Various coastal systems can be defined which encompass the interaction, interrelation, and

interdependency of their associated entities:

• Socio-economic systems that link demographic and economic characteristics of a wide variety of coastal management issues such as, for example, environmental protection, coastal constructions, recreation, exploitation of natural resources.

• Ecosystems on micro-, local- and regional-scales that involve interdependent organisms such as plants and animals within the same habitat, and which are linked together through nutrient cycles and energy flow, and are individually and together influenced by chemical and physical factors of their environment.

• Physical systems that describe the dynamics of acting forces and their effects. The main entities of these systems encompass driving hydrodynamic processes, resulting transports, and their geomorphologic effects.

The above systems are characterised by their parts and composition, their drivers, processes and output, and their interconnectivity: The various parts of a system, and also the different systems by themselves, have functional and structural relationships between each other. These may be analysed as closed structures, but must take into account environmental aspects that act across the system boundaries.

Definition of Morphodynamics The above-mentioned physical systems can be understood as primary drivers of the other systems. The interplay between hydrodynamics (meteorological forcing, short waves and wave-, wind- and tide-induced currents) and sediment dynamics (erosion, transport, deposition and resulting morphological change) both drives and is influenced by coastal morphology. The main processes are commonly schematised as a looped series of fluid motion, sediment transport, and topographic change. The commonly cited work of Wright and Thom (1977) termed the ‘mutual adjustment of fluid dynamics and topography involving sediment transport’ as morphodynamics.

This scheme, however, can be misinterpreted as a closed system, tending towards a stable equilibrium because the most crucial external drivers (the open boundary conditions) are not mentioned. This certainly does not hold in natural systems that are continuously exposed to unsteady forcing. De Vriend (1991) understands the term morphodynamics more generally as the 'dynamic behaviour of alluvial boundaries'. The dynamic behaviour is the result of the feedback loop of hydrology, sediment transport and resulting bed evolution driven by timevariant or stationary boundary conditions (Figure 1).

Figure 1: Scheme of coastal morphodynamics: Loop of the mutual adjustment of fluid motions, topography and sediment transport under the influence of conditions at the system boundaries (b.c.).

The morphodynamic scales

The morphodynamic loop described above holds on several temporal and spatial scales:

Kraus et al. (1991) classified morphodynamics into micro-, meso-, macro-, and megatemporal and -spatial scales.

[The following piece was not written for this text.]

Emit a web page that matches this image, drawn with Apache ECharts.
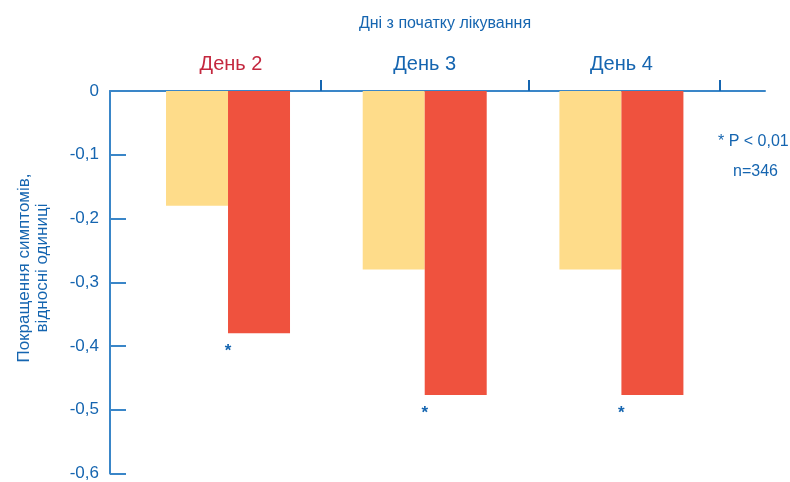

In that sense, micro scales cover the interaction of waves, turbulence and single grains, and the formation of small ripples on the seabed, or the formation and destruction of flocs and aggregates in less than seconds to minutes on millimetre to centimetre length scales. Meso-scales cover processes acting on meters to kilometres in minutes to months. However, a further differentiation of the meso-scale into a small-scale (decimenters to tens of meters; minutes to days) and a large-scale (hundreds of meters to kilometres; days to months) seems appropriate in this context (Figure 2). Thus, small-scale morphodynamic processes comprise the formation, dynamics and hydraulics of bedforms such as small dunes or scours produced in the instantaneous response to tide- or wind- and wave-driven currents. The large meso–scale, for example, covers the migration of large dunes in tidal channels or the adaptation of beach profiles to storm conditions. Sediment pathways, tidal channel migration, or the vertically oscillating behaviour of tidal flats cover macro-length (kilometres) and -time scales (months to years). Mega-scale morphodynamics, in turn, comprises coastal features exceeding 10 km in length and dynamics over decades to centuries. Finally, sub-regional and regional morphodynamics (mega-spatial scale 10 km) occurs within macro- to mega-time scales (Kraus et al., 1991). The morphodynamics on yet larger scales, e.g. the Holocene evolution of coastlines or the formation of barrier islands, are beyond the scope of this discourse and are therefore not covered here.

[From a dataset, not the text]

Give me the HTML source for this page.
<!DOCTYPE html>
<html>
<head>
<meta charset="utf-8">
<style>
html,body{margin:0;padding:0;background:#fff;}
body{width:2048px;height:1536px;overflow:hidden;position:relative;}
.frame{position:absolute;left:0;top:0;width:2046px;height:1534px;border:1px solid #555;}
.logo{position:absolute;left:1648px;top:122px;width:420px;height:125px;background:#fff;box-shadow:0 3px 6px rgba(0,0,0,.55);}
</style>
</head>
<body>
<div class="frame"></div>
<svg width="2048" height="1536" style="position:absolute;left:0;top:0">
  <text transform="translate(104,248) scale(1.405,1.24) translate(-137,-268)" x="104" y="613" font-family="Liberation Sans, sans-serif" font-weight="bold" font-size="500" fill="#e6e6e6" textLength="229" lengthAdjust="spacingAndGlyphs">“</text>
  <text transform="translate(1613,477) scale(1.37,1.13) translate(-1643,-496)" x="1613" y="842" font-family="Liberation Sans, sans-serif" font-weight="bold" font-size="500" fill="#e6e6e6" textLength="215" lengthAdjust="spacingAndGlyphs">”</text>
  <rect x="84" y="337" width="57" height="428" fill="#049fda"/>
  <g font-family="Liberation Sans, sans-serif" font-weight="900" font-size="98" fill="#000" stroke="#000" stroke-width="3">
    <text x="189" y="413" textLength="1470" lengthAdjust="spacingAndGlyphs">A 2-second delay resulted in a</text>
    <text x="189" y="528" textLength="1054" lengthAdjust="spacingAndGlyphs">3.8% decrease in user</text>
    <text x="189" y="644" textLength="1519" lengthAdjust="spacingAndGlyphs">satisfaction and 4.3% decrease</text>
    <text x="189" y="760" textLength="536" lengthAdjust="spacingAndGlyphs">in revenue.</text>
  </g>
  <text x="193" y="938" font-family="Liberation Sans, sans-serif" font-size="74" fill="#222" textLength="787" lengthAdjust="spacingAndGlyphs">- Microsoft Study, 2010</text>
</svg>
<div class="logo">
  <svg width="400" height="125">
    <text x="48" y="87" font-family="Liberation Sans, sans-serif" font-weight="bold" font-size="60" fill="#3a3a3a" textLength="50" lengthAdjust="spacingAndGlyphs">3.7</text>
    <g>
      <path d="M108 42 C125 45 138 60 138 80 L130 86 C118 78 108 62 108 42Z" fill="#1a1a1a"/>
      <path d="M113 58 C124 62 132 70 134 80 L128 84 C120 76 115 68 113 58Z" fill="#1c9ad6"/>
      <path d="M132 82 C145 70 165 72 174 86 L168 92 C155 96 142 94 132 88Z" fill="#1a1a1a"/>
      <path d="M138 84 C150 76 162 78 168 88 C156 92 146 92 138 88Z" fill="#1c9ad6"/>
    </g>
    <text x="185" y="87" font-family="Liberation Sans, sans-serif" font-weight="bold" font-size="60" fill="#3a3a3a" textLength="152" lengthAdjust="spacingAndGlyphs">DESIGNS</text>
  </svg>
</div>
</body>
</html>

Figure 2: Spatial and temporal scales and typical coastal morphological features.

Cowell and Thom (1997) group time scales at which coastal processes operate into four classes: Instantaneous time scales involve the evolution of morphology during a single cycle of the forces that drive morphological change (waves, tides) from a few seconds to many days or weeks. Event time scales are concerned with coastal evolution as a response to forcing processes operating across time spans ranging from that of an individual event through seasonal variation from a few days to many years. Engineering time scales describe coastal evolution under natural forcing and its response to human impact from a few months to decades. Geological or geomorphological time scales operate over decades to millennia and cover the evolution of landforms in response to long-term mean trends in the forces (sea level, climate).

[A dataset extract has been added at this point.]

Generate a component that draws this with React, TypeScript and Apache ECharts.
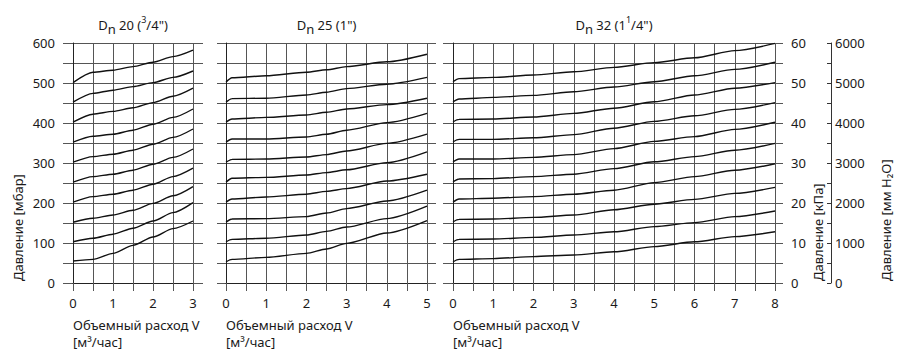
import React, { useEffect, useRef } from 'react';
import * as echarts from 'echarts';

// Flow rate V [m³/h] sample points per valve size
const FLOW_DN20 = [0, 0.5, 1, 1.5, 2, 2.5, 3];
const FLOW_DN25 = [0, 0.15, 1, 2, 2.5, 3, 4, 5];
const FLOW_DN32 = [0, 0.15, 1, 2, 3, 4, 5, 6, 7, 8];

// Pressure [mbar] curves (set points 500 … 50 mbar)
const DN20_P500 = [501, 527, 532, 541, 552, 566, 582];
const DN20_P450 = [452, 474, 482, 491, 501, 514, 530];
const DN20_P400 = [402, 422, 429, 438, 451, 467, 487];
const DN20_P350 = [352, 367, 372, 382, 397, 414, 435];
const DN20_P300 = [302, 316, 322, 332, 347, 364, 385];
const DN20_P250 = [252, 266, 272, 282, 297, 314, 335];
const DN20_P200 = [202, 216, 222, 232, 247, 266, 287];
const DN20_P150 = [152, 162, 170, 182, 199, 218, 241];
const DN20_P100 = [103, 112, 122, 137, 155, 176, 201];
const DN20_P50 = [55, 59, 74, 94, 115, 136, 155];

const DN25_P500 = [502, 513, 518, 527, 533, 541, 553, 572];
const DN25_P450 = [452, 461, 462, 470, 477, 486, 497, 514];
const DN25_P400 = [402, 410, 414, 420, 427, 435, 446, 462];
const DN25_P350 = [352, 360, 360, 365, 372, 382, 401, 424];
const DN25_P300 = [302, 309, 310, 315, 321, 330, 349, 372];
const DN25_P250 = [252, 262, 264, 270, 276, 283, 301, 328];
const DN25_P200 = [202, 210, 215, 222, 229, 236, 255, 272];
const DN25_P150 = [152, 160, 161, 166, 175, 186, 205, 232];
const DN25_P100 = [103, 109, 112, 120, 129, 140, 161, 192];
const DN25_P50 = [53, 59, 64, 74, 85, 99, 125, 156];

const DN32_P500 = [503, 511, 514, 520, 528, 539, 551, 563, 581, 599];
const DN32_P450 = [453, 460, 464, 469, 478, 490, 503, 518, 534, 552];
const DN32_P400 = [403, 409, 410, 415, 424, 437, 453, 470, 487, 501];
const DN32_P350 = [353, 359, 359, 363, 371, 387, 404, 418, 434, 451];
const DN32_P300 = [303, 310, 310, 314, 321, 336, 354, 366, 384, 402];
const DN32_P250 = [253, 260, 261, 266, 272, 286, 303, 316, 332, 349];
const DN32_P200 = [202, 210, 212, 216, 222, 232, 251, 266, 282, 298];
const DN32_P150 = [153, 159, 160, 164, 170, 183, 197, 209, 224, 239];
const DN32_P100 = [103, 109, 110, 114, 120, 128, 141, 151, 166, 180];
const DN32_P50 = [53, 59, 61, 66, 70, 78, 91, 103, 116, 128];

const DN20_CURVES = [DN20_P500, DN20_P450, DN20_P400, DN20_P350, DN20_P300, DN20_P250, DN20_P200, DN20_P150, DN20_P100, DN20_P50];
const DN25_CURVES = [DN25_P500, DN25_P450, DN25_P400, DN25_P350, DN25_P300, DN25_P250, DN25_P200, DN25_P150, DN25_P100, DN25_P50];
const DN32_CURVES = [DN32_P500, DN32_P450, DN32_P400, DN32_P350, DN32_P300, DN32_P250, DN32_P200, DN32_P150, DN32_P100, DN32_P50];

const X_MAX = [3, 5, 8];
const MBAR_MAX = 600;
const KPA_MAX = 60;
const MMH2O_MAX = 6000;

const TITLES = [
  '{n|D}{sub|n}{n| 20 (}{sup|3}{n|/4")}',
  '{n|D}{sub|n}{n| 25 (1")}',
  '{n|D}{sub|n}{n| 32 (1}{sup|1}{n|/4")}',
];
const X_NAME_1 = 'Объемный расход V';
const X_NAME_2 = '[м³/час]';
const Y_NAME_MBAR = 'Давление [мбар]';
const Y_NAME_KPA = 'Давление [кПа]';
const Y_NAME_MM = 'Давление [мм H₂O]';

const FONT = 'Noto Sans';
const TXT = '#1a1a1a';
const GRID_C = '#555';
const LINE_C = '#111';

export default function App() {
  const ref = useRef<HTMLDivElement>(null);

  useEffect(() => {
    document.body.style.margin = '0';
    if (!ref.current) return;
    const chart = echarts.init(ref.current, undefined, { renderer: 'svg' });

    const top = 43;
    const height = 240;
    const outer = [
      { left: 63, width: 140 },
      { left: 217, width: 219 },
      { left: 443, width: 340 },
    ];
    const inner = [
      { left: 73, width: 120 },
      { left: 226, width: 201 },
      { left: 453, width: 322 },
    ];
    const grids = [...outer, ...inner].map((g) => ({ ...g, top, height }));

    const xAxes: any[] = [];
    for (let i = 0; i < 3; i++) {
      xAxes.push({ type: 'value', gridIndex: i, min: 0, max: 1, show: false });
    }
    for (let i = 0; i < 3; i++) {
      xAxes.push({
        type: 'value',
        gridIndex: 3 + i,
        min: 0,
        max: X_MAX[i],
        interval: 0.5,
        axisLine: { show: true, lineStyle: { color: '#222', width: 1 } },
        axisTick: { show: true, length: 8, lineStyle: { color: GRID_C } },
        splitLine: { show: true, lineStyle: { color: GRID_C, width: 1 } },
        axisLabel: {
          margin: 13,
          color: TXT,
          fontSize: 13,
          fontFamily: FONT,
          formatter: (v: number) => (v % 1 === 0 ? String(v) : ''),
        },
      });
    }

    const yAxes: any[] = [];
    for (let i = 0; i < 3; i++) {
      yAxes.push({
        type: 'value',
        gridIndex: i,
        position: 'left',
        min: 0,
        max: MBAR_MAX,
        interval: 50,
        axisLine: { show: false },
        axisTick: { show: false },
        splitLine: { show: true, lineStyle: { color: GRID_C, width: 1 } },
        axisLabel: {
          show: i === 0,
          margin: 8,
          color: TXT,
          fontSize: 13,
          fontFamily: FONT,
          formatter: (v: number) => (v % 100 === 0 ? String(v) : ''),
        },
      });
    }
    for (let i = 0; i < 3; i++) {
      yAxes.push({
        type: 'value',
        gridIndex: 3 + i,
        min: 0,
        max: MBAR_MAX,
        interval: 50,
        axisLine: { show: true, lineStyle: { color: '#222', width: 1 } },
        axisTick: { show: false },
        axisLabel: { show: false },
        splitLine: { show: false },
      });
    }
    // kPa axis
    yAxes.push({
      type: 'value',
      gridIndex: 2,
      position: 'right',
      min: 0,
      max: KPA_MAX,
      interval: 10,
      axisLine: { show: false },
      axisTick: { show: false },
      splitLine: { show: false },
      axisLabel: { margin: 8, color: TXT, fontSize: 13, fontFamily: FONT },
    });
    // mm H2O axis
    yAxes.push({
      type: 'value',
      gridIndex: 2,
      position: 'right',
      offset: 48,
      min: 0,
      max: MMH2O_MAX,
      interval: 500,
      axisLine: { show: true, lineStyle: { color: '#333', width: 1 } },
      axisTick: { show: true, inside: true, length: 4, lineStyle: { color: '#333' } },
      splitLine: { show: false },
      axisLabel: {
        margin: 4,
        color: TXT,
        fontSize: 13,
        fontFamily: FONT,
        formatter: (v: number) => (v % 1000 === 0 ? String(v) : ''),
      },
    });

    const series: any[] = [];
    const panels = [
      { flow: FLOW_DN20, curves: DN20_CURVES },
      { flow: FLOW_DN25, curves: DN25_CURVES },
      { flow: FLOW_DN32, curves: DN32_CURVES },
    ];
    panels.forEach((p, pi) => {
      p.curves.forEach((c) => {
        series.push({
          type: 'line',
          xAxisIndex: 3 + pi,
          yAxisIndex: 3 + pi,
          data: p.flow.map((x, i) => [x, c[i]]),
          showSymbol: false,
          symbol: 'none',
          smooth: 0.25,
          smoothMonotone: 'x',
          silent: true,
          lineStyle: { color: LINE_C, width: 1.4 },
        });
      });
    });

    const titleRich = {
      n: { fontSize: 13, lineHeight: 20, fontFamily: FONT },
      sub: { fontSize: 13, lineHeight: 13, verticalAlign: 'bottom', fontFamily: FONT },
      sup: { fontSize: 9, lineHeight: 11, verticalAlign: 'top', fontFamily: FONT },
    };
    const graphic: any[] = [];
    inner.forEach((g, i) => {
      graphic.push({
        type: 'text',
        x: g.left + g.width / 2,
        y: 25,
        style: {
          text: TITLES[i],
          rich: titleRich,
          fill: TXT,
          fontSize: 13,
          fontFamily: FONT,
          align: 'center',
          verticalAlign: 'middle',
        },
      });
      graphic.push({
        type: 'text',
        x: g.left,
        y: 325,
        style: {
          text: X_NAME_1,
          fill: TXT,
          fontSize: 13,
          fontFamily: FONT,
          align: 'left',
          verticalAlign: 'middle',
        },
      });
      graphic.push({
        type: 'text',
        x: g.left,
        y: 342,
        style: {
          text: X_NAME_2,
          fill: TXT,
          fontSize: 13,
          fontFamily: FONT,
          align: 'left',
          verticalAlign: 'middle',
        },
      });
    });
    const vLabel = (x: number, text: string) => ({
      type: 'text',
      x,
      y: 281,
      rotation: Math.PI / 2,
      style: {
        text,
        fill: TXT,
        fontSize: 13,
        fontFamily: FONT,
        align: 'left',
        verticalAlign: 'middle',
      },
    });
    graphic.push(vLabel(18, Y_NAME_MBAR));
    graphic.push(vLabel(818, Y_NAME_KPA));
    graphic.push(vLabel(886, Y_NAME_MM));

    chart.setOption({
      animation: false,
      textStyle: { fontFamily: FONT },
      grid: grids,
      xAxis: xAxes,
      yAxis: yAxes,
      series,
      graphic,
    });

    return () => chart.dispose();
  }, []);

  return <div ref={ref} style={{ width: 900, height: 352 }} />;
}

It should be noted, that the above classifications draw rather arbitrary lines through a continuous time-space system. The listed features certainly rely on processes over different scales which interact and depend on each other. Scientific understanding of morphodynamic systems thus not only requires the study of processes and interactions according to the spatiotemporal equilibrium, but also the bridging of temporal and spatial process scales and classifications.

Understanding the system The visualisation and interpretation of coastal morphodynamics are commonly based on timeseries of morphological states. The inter-comparison of data of different times for the same area reveals a residual morphological evolution between the states. Topographic (‘dry morphology’) and bathymetric (‘wet morphology’) data usually are derived from land- or ship-based surveying (Ehlers, 1988) or remote sensing products like aerial photography, lidar or satellite altimetry (Chu et al., 2006; Kroon et al., 2007; Niedermeier et al., 2005).

Observed morphological changes can often be directly related to external (e.g. hydrodynamic) forcing factors. Beach erosion due to storm wave action, scouring around offshore foundations, or the breaching of dikes in a storm surge are examples of forced behaviour, also called ‘hydrodynamic templates’. In contrast to the obvious direct effect of the forcing agent to morphology, freely- or self-organised behaviour describes cases in which no obvious relation between assumed forcing factors and observed patterns can be recognised.

Patterns like bed ripples, dunes, or features like beach cusps and rip currents are often related to and explained by self-organisation. Obviously, the analysis of coastal morphodynamics requires more than just information on morphological states: The description of the relevant drivers is of prime importance. However, coherent hydro- and sediment dynamics are only rarely measured simultaneously with the morphological measurements and a completely synoptic analysis, i.e. the simultaneous observation of all relevant parameters of a multidimensional morphodynamic system, is certainly not feasible.